Do limsup and liminf exist only for oscillating sequences? In many sites including wikipedia, limsup and liminf are defined using the pictures of oscillating sequences.

So, is there only this type of sequence which can have limsup and liminf?
(Ok, this is reasonable that a sequence jumping up & down can have limsup and liminf,but . . .)
 A: A sequence has a finite limsup and liminf if and only if it is bounded.
On the other hand if it is unbounded upwards, its limsup will be $\infty$. (And similarly for downwards unbounded sequences).
A: $\limsup$ and $\liminf$ are generally first defined for bounded sequences so that the limit superior and the limit inferior become real numbers. 
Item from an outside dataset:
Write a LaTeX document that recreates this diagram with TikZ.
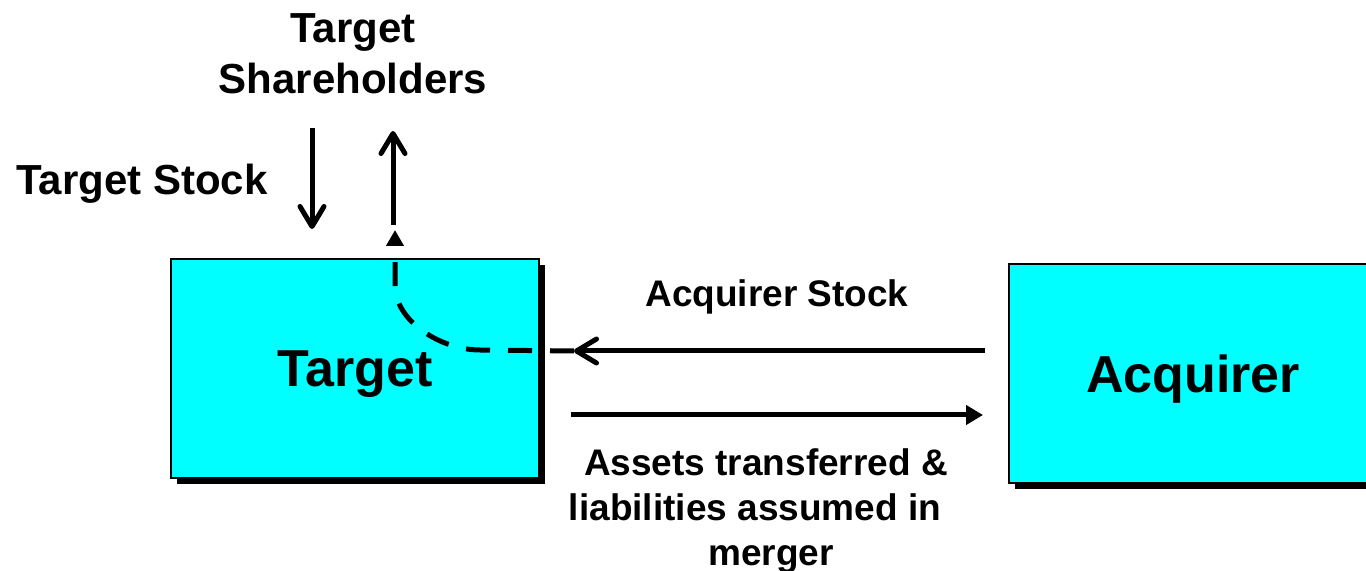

The picture above found in Wikipedia does not seem to depict a converging sequence. But it is bounded. The picture is used to highlight the fact that although the sequence oscillates and does not converge $\limsup$ and $\liminf$ still exist.
But when you define $\limsup$ and $\liminf$  for unbounded sequences as well by including symbols $\infty$ and $- \infty$ we come to the very useful fact that every sequence has both. So in that sense, No. This is not the only type of sequence that has a limit superior and a limit inferior. In fact, in a general sense any sequence does. 
A: If a sequence converges, its limit superior is equal to its  limit inferior and it is equal to its limit.